Brief: Transcribe all of the material below word for word and leave out its pictures.

Given data:
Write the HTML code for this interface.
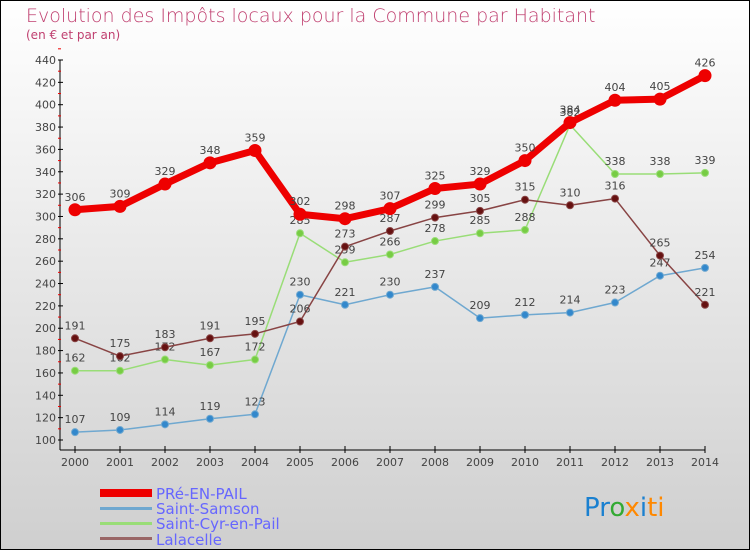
<!DOCTYPE html>
<html><head><meta charset="utf-8"><style>
body{margin:0;width:750px;height:550px;overflow:hidden;font-family:"DejaVu Sans","Liberation Sans",sans-serif}
svg{display:block}
</style></head><body>
<svg id="chart" width="750" height="550" xmlns="http://www.w3.org/2000/svg">
<defs><linearGradient id="bg" x1="0" y1="0" x2="0" y2="1"><stop offset="0" stop-color="#ffffff"/><stop offset="1" stop-color="#cfcfcf"/></linearGradient></defs>
<rect x="0.5" y="0.5" width="749" height="549" fill="url(#bg)" stroke="#000"/>
<text x="26" y="22" font-size="19" fill="#c04070" font-weight="200">Evolution des Impôts locaux pour la Commune par Habitant</text>
<text x="26" y="39" font-size="12" fill="#c04070">(en € et par an)</text>
<g id="axes"></g>
<g id="series"></g>
<g font-size="15" fill="#6666ff">
<rect x="100" y="489" width="52" height="8" fill="#e00"/>
<text x="156" y="499">PRé-EN-PAIL</text>
<rect x="100" y="507" width="52" height="3" fill="#6fa8d0"/>
<text x="156" y="514">Saint-Samson</text>
<rect x="100" y="522" width="52" height="3" fill="#99dd77"/>
<text x="156" y="529">Saint-Cyr-en-Pail</text>
<rect x="100" y="537" width="52" height="3" fill="#996666"/>
<text x="156" y="545">Lalacelle</text>
</g>
<text x="584" y="516" font-size="26" font-family="'DejaVu Sans',sans-serif"><tspan fill="#1a80d0">Pr</tspan><tspan fill="#33aa33">o</tspan><tspan fill="#ff8800">x</tspan><tspan fill="#1a80d0">i</tspan><tspan fill="#ff8800">ti</tspan></text>
</svg>
<script>
const years=[2000,2001,2002,2003,2004,2005,2006,2007,2008,2009,2010,2011,2012,2013,2014];
const pre=[306,309,329,348,359,302,298,307,325,329,350,384,404,405,426];
const samson=[107,109,114,119,123,230,221,230,237,209,212,214,223,247,254];
const cyr=[162,162,172,167,172,285,259,266,278,285,288,382,338,338,339];
const lalacelle=[191,175,183,191,195,206,273,287,299,305,315,310,316,265,221];
const yTicks=[100,120,140,160,180,200,220,240,260,280,300,320,340,360,380,400,420,440];
const NS="http://www.w3.org/2000/svg";
const X=i=>75+i*45;
const Y=v=>440-(v-100)*380/340;
function mk(tag,attrs,parent){const e=document.createElementNS(NS,tag);for(const k in attrs)e.setAttribute(k,attrs[k]);parent.appendChild(e);return e;}
const ax=document.getElementById('axes');
let a=mk('line',{x1:60,y1:Y(440),x2:60,y2:450,stroke:'#000'},ax);


a=mk('line',{x1:60,y1:450,x2:X(14),y2:450,stroke:'#000'},ax);


yTicks.forEach(t=>{
  mk('line',{x1:58,y1:Y(t),x2:63,y2:Y(t),stroke:'#000'},ax);
  mk('line',{x1:58,y1:Y(t+10),x2:61,y2:Y(t+10),stroke:'#e00'},ax);
  const tx=mk('text',{x:56,y:Y(t)+4,'font-size':11,fill:'#444','text-anchor':'end'},ax);
  tx.textContent=t;
  
  
});
years.forEach((yr,i)=>{
  mk('line',{x1:X(i),y1:446,x2:X(i),y2:453,stroke:'#000'},ax);
  const tx=mk('text',{x:X(i),y:466,'font-size':11,fill:'#444','text-anchor':'middle'},ax);
  tx.textContent=yr;
  
  
});
const sg=document.getElementById('series');
function series(vals,color,dot,w,r,name){
  const g=mk('g',{},sg);
  
  
  const pts=vals.map((v,i)=>X(i)+','+Y(v)).join(' ');
  mk('polyline',{points:pts,fill:'none',stroke:color,'stroke-width':w,'stroke-linejoin':'round'},g);
  vals.forEach((v,i)=>{
    const c=mk('circle',{cx:X(i),cy:Y(v),r:r,fill:dot,stroke:color,'stroke-width':1},g);
    
    
    const t=mk('text',{x:X(i),y:Y(v)-9,'font-size':11,fill:'#444','text-anchor':'middle'},g);
    t.textContent=v;
    
    
  });
}
series(samson,'#6fa8d0','#3388cc',1.5,3.5,'saint-samson');
series(cyr,'#99dd77','#77cc44',1.5,3.5,'saint-cyr');
series(lalacelle,'#884444','#661111',1.5,3.5,'lalacelle');
series(pre,'#ee0000','#ee0000',7,6,'pre-en-pail');
</script>
</body></html>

Response for this exercise:
Write the HTML code for this interface.
<!DOCTYPE html>
<html><head><meta charset="utf-8"><style>
body{margin:0;width:750px;height:550px;overflow:hidden;font-family:"DejaVu Sans","Liberation Sans",sans-serif}
svg{display:block}
</style></head><body>
<svg id="chart" width="750" height="550" xmlns="http://www.w3.org/2000/svg">
<defs><linearGradient id="bg" x1="0" y1="0" x2="0" y2="1"><stop offset="0" stop-color="#ffffff"/><stop offset="1" stop-color="#cfcfcf"/></linearGradient></defs>
<rect x="0.5" y="0.5" width="749" height="549" fill="url(#bg)" stroke="#000"/>
<text x="26" y="22" font-size="19" fill="#c04070" font-weight="200">Evolution des Impôts locaux pour la Commune par Habitant</text>
<text x="26" y="39" font-size="12" fill="#c04070">(en € et par an)</text>
<g id="axes"></g>
<g id="series"></g>
<g font-size="15" fill="#6666ff">
<rect x="100" y="489" width="52" height="8" fill="#e00"/>
<text x="156" y="499">PRé-EN-PAIL</text>
<rect x="100" y="507" width="52" height="3" fill="#6fa8d0"/>
<text x="156" y="514">Saint-Samson</text>
<rect x="100" y="522" width="52" height="3" fill="#99dd77"/>
<text x="156" y="529">Saint-Cyr-en-Pail</text>
<rect x="100" y="537" width="52" height="3" fill="#996666"/>
<text x="156" y="545">Lalacelle</text>
</g>
<text x="584" y="516" font-size="26" font-family="'DejaVu Sans',sans-serif"><tspan fill="#1a80d0">Pr</tspan><tspan fill="#33aa33">o</tspan><tspan fill="#ff8800">x</tspan><tspan fill="#1a80d0">i</tspan><tspan fill="#ff8800">ti</tspan></text>
</svg>
<script>
const years=[2000,2001,2002,2003,2004,2005,2006,2007,2008,2009,2010,2011,2012,2013,2014];
const pre=[306,309,329,348,359,302,298,307,325,329,350,384,404,405,426];
const samson=[107,109,114,119,123,230,221,230,237,209,212,214,223,247,254];
const cyr=[162,162,172,167,172,285,259,266,278,285,288,382,338,338,339];
const lalacelle=[191,175,183,191,195,206,273,287,299,305,315,310,316,265,221];
const yTicks=[100,120,140,160,180,200,220,240,260,280,300,320,340,360,380,400,420,440];
const NS="http://www.w3.org/2000/svg";
const X=i=>75+i*45;
const Y=v=>440-(v-100)*380/340;
function mk(tag,attrs,parent){const e=document.createElementNS(NS,tag);for(const k in attrs)e.setAttribute(k,attrs[k]);parent.appendChild(e);return e;}
const ax=document.getElementById('axes');
let a=mk('line',{x1:60,y1:Y(440),x2:60,y2:450,stroke:'#000'},ax);


a=mk('line',{x1:60,y1:450,x2:X(14),y2:450,stroke:'#000'},ax);


yTicks.forEach(t=>{
  mk('line',{x1:58,y1:Y(t),x2:63,y2:Y(t),stroke:'#000'},ax);
  mk('line',{x1:58,y1:Y(t+10),x2:61,y2:Y(t+10),stroke:'#e00'},ax);
  const tx=mk('text',{x:56,y:Y(t)+4,'font-size':11,fill:'#444','text-anchor':'end'},ax);
  tx.textContent=t;
  
  
});
years.forEach((yr,i)=>{
  mk('line',{x1:X(i),y1:446,x2:X(i),y2:453,stroke:'#000'},ax);
  const tx=mk('text',{x:X(i),y:466,'font-size':11,fill:'#444','text-anchor':'middle'},ax);
  tx.textContent=yr;
  
  
});
const sg=document.getElementById('series');
function series(vals,color,dot,w,r,name){
  const g=mk('g',{},sg);
  
  
  const pts=vals.map((v,i)=>X(i)+','+Y(v)).join(' ');
  mk('polyline',{points:pts,fill:'none',stroke:color,'stroke-width':w,'stroke-linejoin':'round'},g);
  vals.forEach((v,i)=>{
    const c=mk('circle',{cx:X(i),cy:Y(v),r:r,fill:dot,stroke:color,'stroke-width':1},g);
    
    
    const t=mk('text',{x:X(i),y:Y(v)-9,'font-size':11,fill:'#444','text-anchor':'middle'},g);
    t.textContent=v;
    
    
  });
}
series(samson,'#6fa8d0','#3388cc',1.5,3.5,'saint-samson');
series(cyr,'#99dd77','#77cc44',1.5,3.5,'saint-cyr');
series(lalacelle,'#884444','#661111',1.5,3.5,'lalacelle');
series(pre,'#ee0000','#ee0000',7,6,'pre-en-pail');
</script>
</body></html>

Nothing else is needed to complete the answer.